What is required:
Print the lines of the listing below verbatim from its first line through the line bearing "const total = values.reduce((a, b)". Any pictures are to be omitted.

Supplied data:
——————————

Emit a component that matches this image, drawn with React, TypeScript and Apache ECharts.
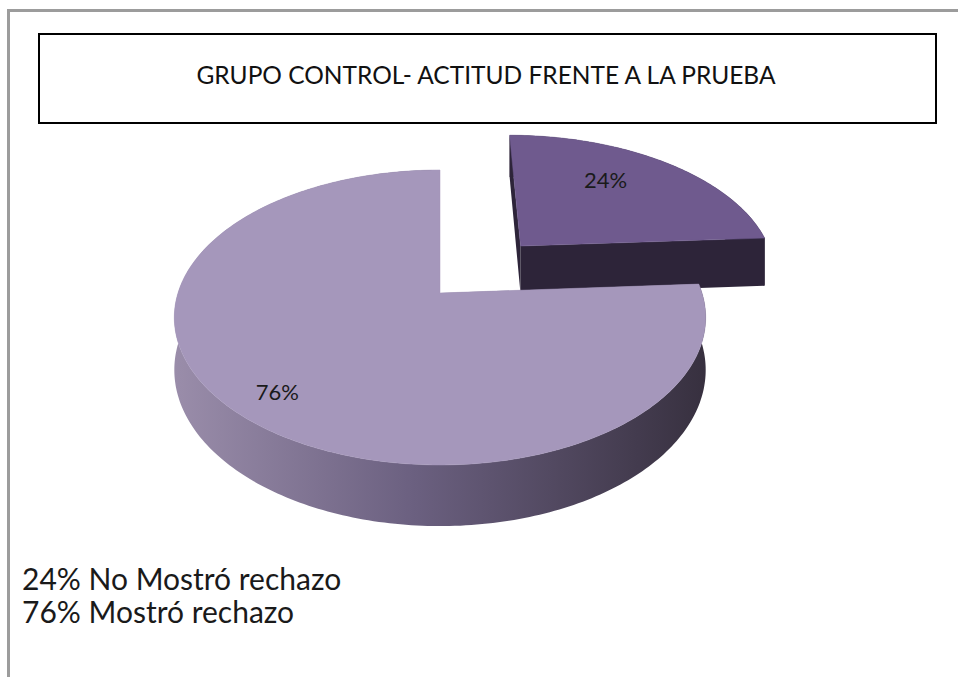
import React, { useEffect, useRef } from "react";
import * as echarts from "echarts";

const TITLE = "GRUPO CONTROL- ACTITUD FRENTE A LA PRUEBA";
const categories = ["No Mostró rechazo", "Mostró rechazo"];
const values = [24, 76];
const sliceLabels = ["24%", "76%"];
const exploded = [true, false];

// styling
const topColors = ["#6F5A8E", "#A597BB"];
const wallColors = ["#2D2439", "gradient"];
const labelRadius = [0.69, 0.83];
const labelAngleShift = [-7.6, -1];

const CX = 440;
const CY = 293;
const RA = 262;
const RB = 143.4;
const K = 0.166;
const DEPTH = 51;
const EXPLODE = 0.475;

function proj(X: number, Y: number, z: number): number[] {
  const s = 1 + K * Y;
  return [CX + (RA * X) / s, CY - (RB * Y) / s + (z * DEPTH) / s];
}

function arcPts(a0: number, a1: number, ox: number, oy: number, z: number): number[][] {
  const pts: number[][] = [];
  const n = Math.max(2, Math.ceil(Math.abs(a1 - a0) / 1));
  for (let j = 0; j <= n; j++) {
    const a = ((a0 + ((a1 - a0) * j) / n) * Math.PI) / 180;
    pts.push(proj(ox + Math.sin(a), oy + Math.cos(a), z));
  }
  return pts;
}

export default function App() {
  const ref = useRef<HTMLDivElement>(null);

  useEffect(() => {
    if (!ref.current) return;
    const chart = echarts.init(ref.current, null, { renderer: "svg" });
    const total = values.reduce((a, b) => a + b, 0);

    const renderItem = (params: any, api: any) => {
      const i = params.dataIndex;
      const v = api.value(0);
      let before = 0;
      for (let j = 0; j < i; j++) before += values[j];
      const a0 = (before / total) * 360;
      const a1 = a0 + (v / total) * 360;
      const mid = (((a0 + a1) / 2) * Math.PI) / 180;
      const off = exploded[i] ? EXPLODE : 0;
      const ox = off * Math.sin(mid);
      const oy = off * Math.cos(mid);
      const r0 = (a0 * Math.PI) / 180;
      const r1 = (a1 * Math.PI) / 180;

      const apexT = proj(ox, oy, 0);
      const apexB = proj(ox, oy, 1);
      const s0T = proj(ox + Math.sin(r0), oy + Math.cos(r0), 0);
      const s0B = proj(ox + Math.sin(r0), oy + Math.cos(r0), 1);
      const s1T = proj(ox + Math.sin(r1), oy + Math.cos(r1), 0);
      const s1B = proj(ox + Math.sin(r1), oy + Math.cos(r1), 1);

      const wallFill =
        wallColors[i] === "gradient"
          ? new echarts.graphic.LinearGradient(0, 0, 1, 0, [
              { offset: 0, color: "#9A8DAA" },
              { offset: 0.45, color: "#6B6080" },
              { offset: 1, color: "#37303F" },
            ])
          : wallColors[i];

      const topArc = arcPts(a0, a1, ox, oy, 0);
      const botArc = arcPts(a0, a1, ox, oy, 1).reverse();

      const la = mid + (labelAngleShift[i] * Math.PI) / 180;
      const lp = proj(ox + labelRadius[i] * Math.sin(la), oy + labelRadius[i] * Math.cos(la), 0);

      return {
        type: "group",
        children: [
          {
            type: "polygon",
            shape: { points: topArc.concat(botArc) },
            style: { fill: wallFill, stroke: "none" },
          },
          {
            type: "polygon",
            shape: { points: [apexT, s0T, s0B, apexB] },
            style: { fill: wallColors[i] === "gradient" ? "#8C809E" : wallColors[i] },
          },
          {
            type: "polygon",
            shape: { points: [apexT, s1T, s1B, apexB] },
            style: { fill: wallColors[i] === "gradient" ? "#4A4256" : wallColors[i] },
          },
          {
            type: "polygon",
            shape: { points: [apexT].concat(topArc) },
            style: { fill: topColors[i], stroke: topColors[i], lineWidth: 0.5 },
          },
          {
            type: "text",
            x: lp[0],
            y: lp[1],
            style: {
              text: sliceLabels[i],
              fill: "#1a1a1a",
              font: "22px Lato",
              align: "center",
              verticalAlign: "middle",
            },
          },
        ],
      };
    };

    const legendLines = categories.map((c, i) => ({
      type: "text",
      x: 22,
      y: 578 + i * 33,
      style: {
        text: `${sliceLabels[i]} ${c}`,
        fill: "#1a1a1a",
        font: "30px Lato",
        align: "left",
        verticalAlign: "middle",
      },
    }));

    chart.setOption({
      animation: false,
      backgroundColor: "#ffffff",
      graphic: [
        {
          type: "rect",
          shape: { x: 8.5, y: 10.5, width: 1200, height: 1200 },
          style: { fill: "none", stroke: "#9C9C9C", lineWidth: 3 },
        },
        {
          type: "rect",
          shape: { x: 39, y: 34, width: 897, height: 89 },
          style: { fill: "#ffffff", stroke: "#000000", lineWidth: 2 },
        },
        {
          type: "text",
          x: 486,
          y: 74,
          style: {
            text: TITLE,
            fill: "#111111",
            font: "24.5px Lato",
            align: "center",
            verticalAlign: "middle",
          },
        },
        ...legendLines,
      ],
      series: [
        {
          type: "custom",
          coordinateSystem: "none",
          renderItem,
          data: values.map((v) => [v]),
        },
      ],
    });

    return () => chart.dispose();
  }, []);

  return (
    <div
      ref={ref}
      style={{ position: "fixed", left: 0, top: 0, width: 958, height: 677 }}
    />
  );
}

——————————

Written response:
Emit a component that matches this image, drawn with React, TypeScript and Apache ECharts.
import React, { useEffect, useRef } from "react";
import * as echarts from "echarts";

const TITLE = "GRUPO CONTROL- ACTITUD FRENTE A LA PRUEBA";
const categories = ["No Mostró rechazo", "Mostró rechazo"];
const values = [24, 76];
const sliceLabels = ["24%", "76%"];
const exploded = [true, false];

// styling
const topColors = ["#6F5A8E", "#A597BB"];
const wallColors = ["#2D2439", "gradient"];
const labelRadius = [0.69, 0.83];
const labelAngleShift = [-7.6, -1];

const CX = 440;
const CY = 293;
const RA = 262;
const RB = 143.4;
const K = 0.166;
const DEPTH = 51;
const EXPLODE = 0.475;

function proj(X: number, Y: number, z: number): number[] {
  const s = 1 + K * Y;
  return [CX + (RA * X) / s, CY - (RB * Y) / s + (z * DEPTH) / s];
}

function arcPts(a0: number, a1: number, ox: number, oy: number, z: number): number[][] {
  const pts: number[][] = [];
  const n = Math.max(2, Math.ceil(Math.abs(a1 - a0) / 1));
  for (let j = 0; j <= n; j++) {
    const a = ((a0 + ((a1 - a0) * j) / n) * Math.PI) / 180;
    pts.push(proj(ox + Math.sin(a), oy + Math.cos(a), z));
  }
  return pts;
}

export default function App() {
  const ref = useRef<HTMLDivElement>(null);

  useEffect(() => {
    if (!ref.current) return;
    const chart = echarts.init(ref.current, null, { renderer: "svg" });
    const total = values.reduce((a, b) => a + b, 0);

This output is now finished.